Figure scripts
◇ ◇ ◇ ◇ ◇

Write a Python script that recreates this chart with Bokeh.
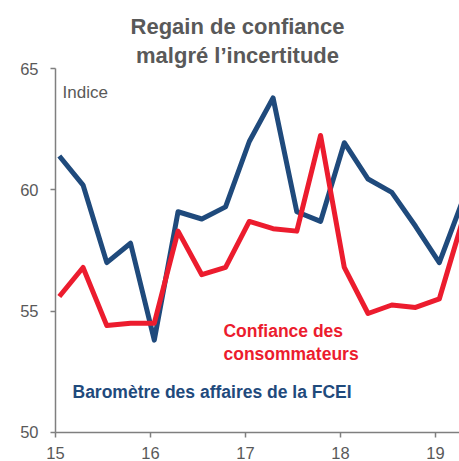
from bokeh.plotting import figure
from bokeh.models import Range1d, FixedTicker, Label, ColumnDataSource
from bokeh.embed import file_html
from bokeh.resources import INLINE

# Quarterly observations (decimal years, mid first month of quarter)
periods = [15.04, 15.29, 15.54, 15.79,
           16.04, 16.29, 16.54, 16.79,
           17.04, 17.29, 17.54, 17.79,
           18.04, 18.29, 18.54, 18.79,
           19.04, 19.29]
barometre = [61.4, 60.2, 57.0, 57.8,
             53.8, 59.1, 58.8, 59.3,
             62.0, 63.8, 59.1, 58.7,
             61.95, 60.45, 59.9, 58.5,
             57.0, 59.6]
consommateurs = [55.6, 56.8, 54.4, 54.5,
                 54.5, 58.3, 56.5, 56.8,
                 58.7, 58.4, 58.3, 62.25,
                 56.8, 54.9, 55.25, 55.15,
                 55.5, 58.8]
x_ticks = [15, 16, 17, 18, 19]
y_ticks = [50, 55, 60, 65]

BLUE = "#1f4a7c"
RED = "#ec1c2e"
GRAY = "#595959"
AXIS = "#7f7f7f"
FONT = "Liberation Sans"

src = ColumnDataSource(dict(x=periods, b=barometre, c=consommateurs))

p = figure(width=459, height=461, output_backend="svg", toolbar_location=None,
           x_range=Range1d(14.4211, 19.2526), y_range=Range1d(48.791, 67.819),
           min_border_left=0, min_border_right=0, min_border_top=0,
           min_border_bottom=0)
p.outline_line_color = None
p.xgrid.visible = False
p.ygrid.visible = False
p.background_fill_color = "white"
p.border_fill_color = "white"

p.line("x", "b", source=src, line_color=BLUE, line_width=5, line_join="round")
p.line("x", "c", source=src, line_color=RED, line_width=5, line_join="round")

for ax in (p.xaxis[0], p.yaxis[0]):
    ax.axis_line_color = AXIS
    ax.axis_line_width = 1.5
    ax.major_tick_line_color = AXIS
    ax.major_tick_line_width = 1.5
    ax.major_tick_out = 5
    ax.major_tick_in = 0
    ax.minor_tick_line_color = None
    ax.major_label_text_font = FONT
    ax.major_label_text_font_size = "16.5px"
    ax.major_label_text_color = GRAY

p.xaxis.ticker = FixedTicker(ticks=x_ticks)
p.yaxis.ticker = FixedTicker(ticks=y_ticks)
p.xaxis.fixed_location = 50
p.yaxis.fixed_location = 15
p.xaxis.bounds = (15, 19.2526)
p.yaxis.bounds = (50, 65)
p.xaxis.major_label_standoff = 10
p.yaxis.major_label_standoff = 12


def label(x, y, text, size, color, bold=False, align="left"):
    p.add_layout(Label(x=x, y=y, text=text, text_align=align, text_baseline="alphabetic",
                       text_font=FONT, text_font_size=size,
                       text_font_style="bold" if bold else "normal", text_color=color))


title_x = 16.916
label(title_x, 66.75, "Regain de confiance", "22px", GRAY, True, "center")
label(title_x, 65.55, "malgré l’incertitude", "22px", GRAY, True, "center")
label(15.074, 64.02, "Indice", "17px", GRAY)
label(16.768, 54.16, "Confiance des", "17.5px", RED, True)
label(16.768, 53.21, "consommateurs", "17.5px", RED, True)
label(15.179, 51.64, "Baromètre des affaires de la FCEI", "17.5px", BLUE, True)

open("out.html", "w").write(file_html(p, INLINE))
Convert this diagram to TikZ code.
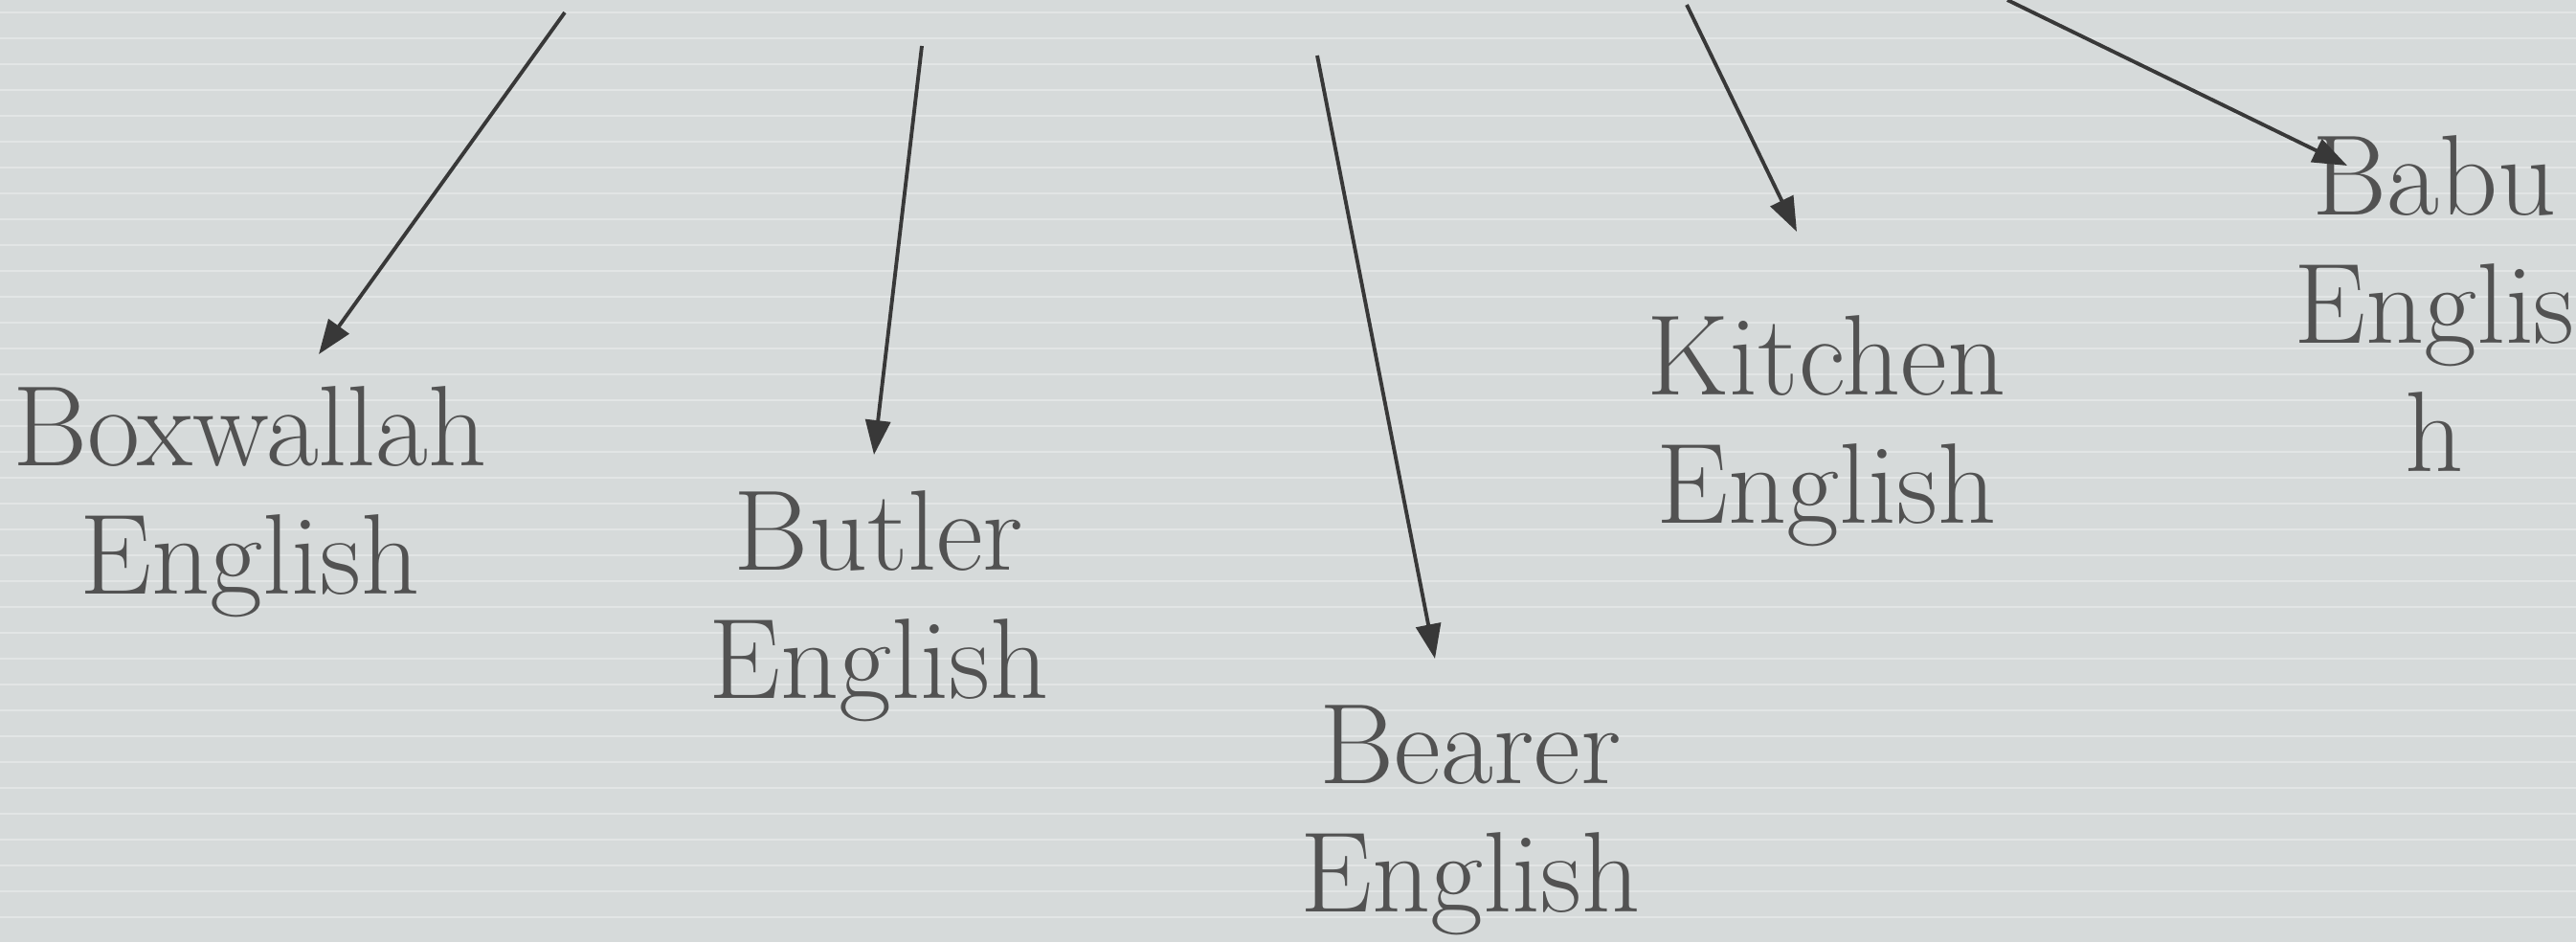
\documentclass[tikz,border=0pt]{standalone}
\usetikzlibrary{arrows.meta}
\definecolor{paper}{RGB}{214,218,218}
\definecolor{stripe}{RGB}{226,229,229}
\definecolor{ink}{RGB}{82,82,82}
\definecolor{arrowgray}{RGB}{56,56,56}
\tikzset{lbl/.style={ink,align=center,anchor=base,inner sep=0pt,font=\fontsize{34}{38.1}\selectfont}}
\tikzset{myarrow/.style={arrowgray,line width=1.1pt,-{Triangle[length=3.6mm,width=2.6mm]}}}

\begin{document}
\begin{tikzpicture}
	\fill[paper] (0,0) rectangle (26.91,-9.84);
	\useasboundingbox (0,0) rectangle (26.91,-9.84);
	\foreach \y in {0.13,0.40,...,9.84}
		\draw[stripe,line width=0.7pt] (0,-\y) -- (26.91,-\y); % paper lines

	% Labels (anchored on the last line)
	\node[lbl] (boxwallah) at (2.61,-6.20) {Boxwallah\\English};
	\node[lbl] (butler) at (9.18,-7.29) {Butler\\English};
	\node[lbl] (bearer) at (15.36,-9.52) {Bearer\\English};
	\node[lbl] (kitchen) at (19.08,-5.46) {Kitchen\\English};
	\node[lbl] (babu) at (25.43,-4.92) {Babu\\Englis\\h};

	% Arrows
	\coordinate (b1) at (5.90,-0.13);
	\coordinate (t1) at (3.33,-3.70);
	\coordinate (b2) at (9.63,-0.48);
	\coordinate (t2) at (9.13,-4.75);
	\coordinate (b3) at (13.76,-0.58);
	\coordinate (t3) at (14.99,-6.88);
	\coordinate (b4) at (17.62,-0.05);
	\coordinate (t4) at (18.77,-2.42);
	\coordinate (b5) at (20.97,0);
	\coordinate (t5) at (24.52,-1.73);
	\draw[myarrow] (b1) -- (t1);
	\draw[myarrow] (b2) -- (t2);
	\draw[myarrow] (b3) -- (t3);
	\draw[myarrow] (b4) -- (t4);
	\draw[myarrow] (b5) -- (t5);
\end{tikzpicture}
\end{document}
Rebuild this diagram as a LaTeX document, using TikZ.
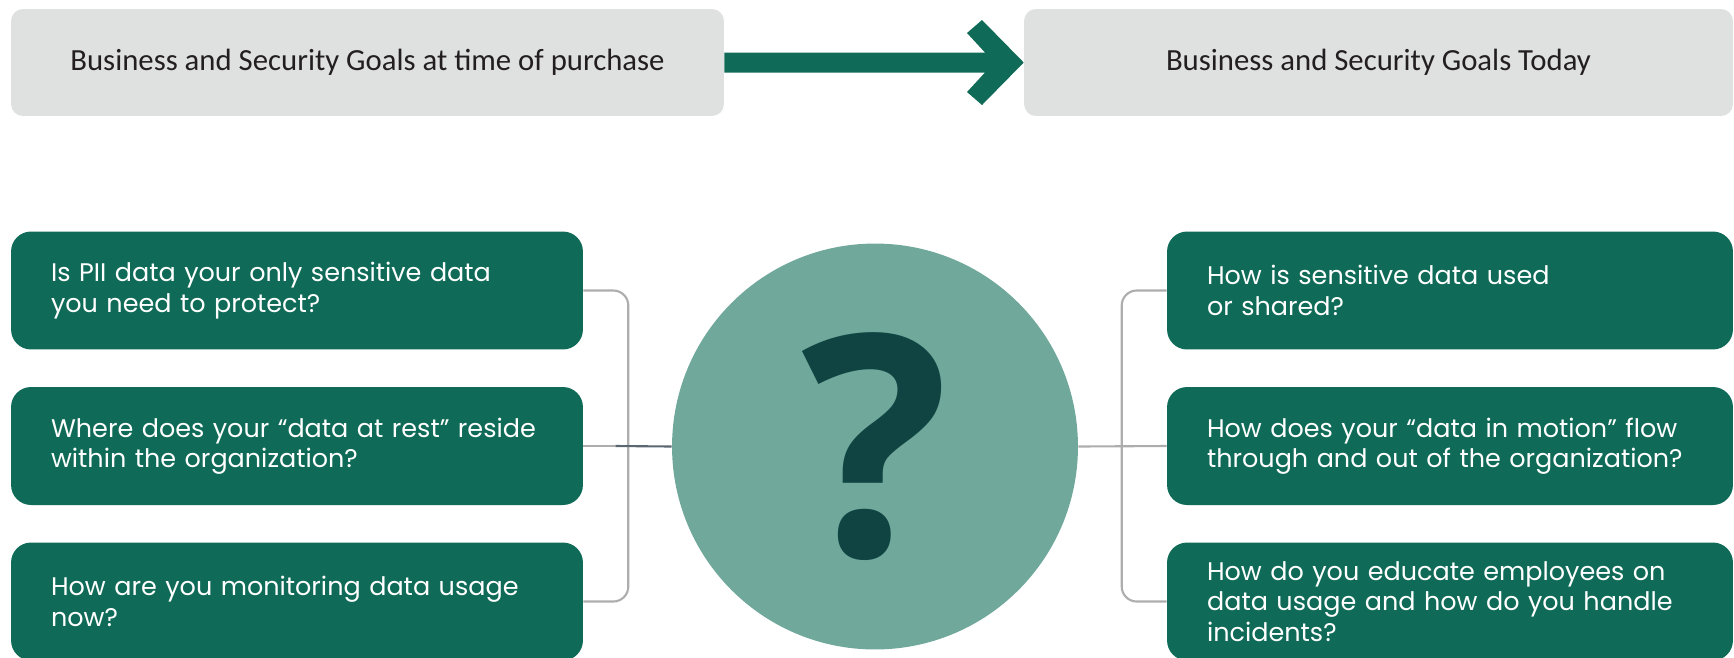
\documentclass[tikz,border=0pt]{standalone}
\usepackage{fontspec}
\usepackage{xcolor}
\usepackage{tikz}
\usetikzlibrary{calc,positioning}
\setmainfont{Open Sans}
\newfontfamily\goalfont{Carlito}
\newfontfamily\askfont{Poppins}
\newfontfamily\markfont{Open Sans}
\definecolor{boxgray}{HTML}{DFE0E0}
\definecolor{ink}{HTML}{231F20}
\definecolor{pine}{HTML}{0F6B57}
\definecolor{sage}{HTML}{70A89B}
\definecolor{deep}{HTML}{0F4443}
\definecolor{wire}{HTML}{ADADAD}
\definecolor{slate}{HTML}{5A6670}
\tikzset{
  goal/.style={rectangle, rounded corners=0.24cm, fill=boxgray, text=ink, inner sep=0pt,
    minimum height=2.14cm, font=\goalfont\fontsize{17.5}{20}\selectfont},
  qbox/.style={rectangle, rounded corners=0.4cm, fill=pine, text=white, inner sep=0pt,
    minimum height=2.36cm, align=left, execute at begin node={\leftskip=0.8cm},
    font=\askfont\fontsize{14.5}{17.3}\selectfont},
  lbox/.style={qbox, text width=11.44cm},
  rbox/.style={qbox, text width=11.32cm},
  hub/.style={circle, fill=sage, text=deep, inner sep=0pt, minimum size=8.12cm,
    font=\markfont\bfseries\fontsize{176}{176}\selectfont},
  link/.style={draw=wire, line width=1.2pt, rounded corners=0.3cm},
  dlink/.style={draw=slate, line width=1.2pt},
  goalarrow/.style={fill=pine}
}
\begin{document}
\begin{tikzpicture}[x=0.02cm, y=-0.02cm]
  \useasboundingbox (0,0) rectangle (1734,657);
  \clip (0,0) rectangle (1734,657);

  \node[goal, minimum width=14.26cm] (Then) at (367.5,62.5) {Business and Security Goals at time of purchase};
  \node[goal, minimum width=14.18cm] (Now) at (1378.5,62.5) {Business and Security Goals Today};

  \fill[goalarrow] ($(Then.east)+(0,-10)$) -- (985,52.5) -- (967,33) -- (982,20)
    -- (Now.west) -- (982,105) -- (967,92) -- (985,72.5) -- ($(Then.east)+(0,10)$) -- cycle;

  \node[hub] (Q) at (875,446.5) {?};

  \node[lbox] (L1) at (297,290.5) {Is PII data your only sensitive data\\you need to protect?};
  \node[lbox] (L2) at (297,446) {Where does your “data at rest” reside\\within the organization?};
  \node[lbox] (L3) at (297,601.5) {How are you monitoring data usage\\now?};

  \node[rbox] (R1) at (1450,290.5) {How is sensitive data used\\or shared?};
  \node[rbox] (R2) at (1450,446) {How does your “data in motion” flow\\through and out of the organization?};
  \node[rbox] (R3) at (1450,601.5) {How do you educate employees on\\data usage and how do you handle\\incidents?};

  \draw[link] (L1.east) -- ++(45,0) |- (L3.east);
  \draw[link] (L2.east) -- ++(32,0) coordinate (Lmid);
  \draw[dlink] (Lmid) -- (Q.west);

  \draw[link] (R1.west) -- ++(-45,0) |- (R3.west);
  \draw[link] (Q.east) -- (R2.west);
\end{tikzpicture}
\end{document}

◇ ◇ ◇ ◇ ◇

Task details: Please return, exactly as written, the lines from the first line of the records above through the line containing "from bokeh.resources import INLINE", both included, leaving out any pictures.

Result of the exercise:
Write a Python script that recreates this chart with Bokeh.
from bokeh.plotting import figure
from bokeh.models import Range1d, FixedTicker, Label, ColumnDataSource
from bokeh.embed import file_html
from bokeh.resources import INLINE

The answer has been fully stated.